"No category is in desperate need of editors."
This sounds strange, but it is worth emphasizing. Not just because there are those two or three hundred editors who can edit any of the 600,000 categories, but for a more profound reason.
A category needs work if (and only if) some volunteer editor decides it needs work. The number of submittals to it has no logical connection to anything whatsoever. If a good site is not listed, then what difference does it make whether it's been submitted or not? In either case the real shortcoming of the ODP is the same; and the real value of a volunteer to review the site is the same.
And if the site is a chaotic mass of steaming plagiarism, what difference if all 1500 of its plages have been submitted? The category is still just as complete without it; the value of an editor's work is still exactly the same.
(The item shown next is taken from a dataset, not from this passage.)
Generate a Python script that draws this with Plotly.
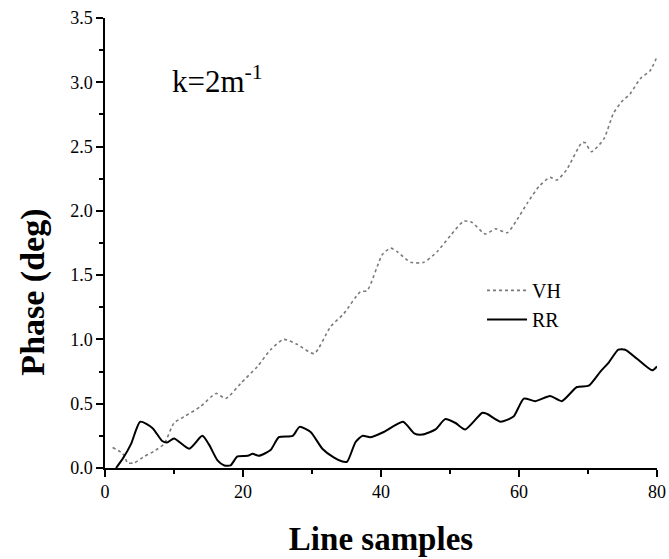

So Submittals cannot be any gage of anything. We used to give out (approximations of) the number of submittals. We found that people invariably malfounded all kinds of illogical conclusions, and contrived bizarre justification for all kinds of antisocial behavior, on that meaningless datum. We never found that people profited to any good purpose. In other words, whatever we said was turned into SOME kind of bizarre lie. We couldn't tell the truth without having the effect of misinforming people. So we agreed it was better for all concerned for us not to give out that information.
So, how do you REALLY tell whether a category "NEEDS" work?
It's simple. If a category is deficient enough that some public-spirited volunteer is willing to lay aside all else to improve the category, then it needs work.
If, in a world of limited resources, in some relevant person's judgment some of those resources can most profitably be assigned to improving that category, then it needs work. Otherwise, it really doesn't need work.
Who's a "relevant person"? A public-spirited surfer who's willing to volunteer to expend those resources out of his own personal energy. (That's it -- nobody else gets a vote. One volunteer doesn't even get a vote on the next volunteer's priorities.)
What about webmasters? What about what they call their "needs", or what anyone else would call their "wishes"?
The ODP doesn't harm them -- except in cases where simply revealing an entity's reputation is disastrous to their plans. The ODP in no way interferes with their websites, with their activities or businesses or promotions. Anyone may tolerate the ODP's existance without blighting their own work (except, of course, insofar as they try to profit from information similar to what the ODP gives away freely.)
And there are numerous thousands of people all over the world, offering webmasters services of every kind. After everything the ODP does, webmasters are still just as free to take advantage of people who are willing to provide the services they want -- even freer, as the ODP may even help them find such people.
But there is no need, no purpose, and no utility for webmasters to attempt to coerce the volunteers who are providing some different service to someone else under the aegis of the ODP.
And, whatever site submittals ARE, they are NOT, nor are they intended to be, an instrument of volunteer coercion. They are merely information, which the volunteers may use, if they wish, according to their best judgment of its value and reliability.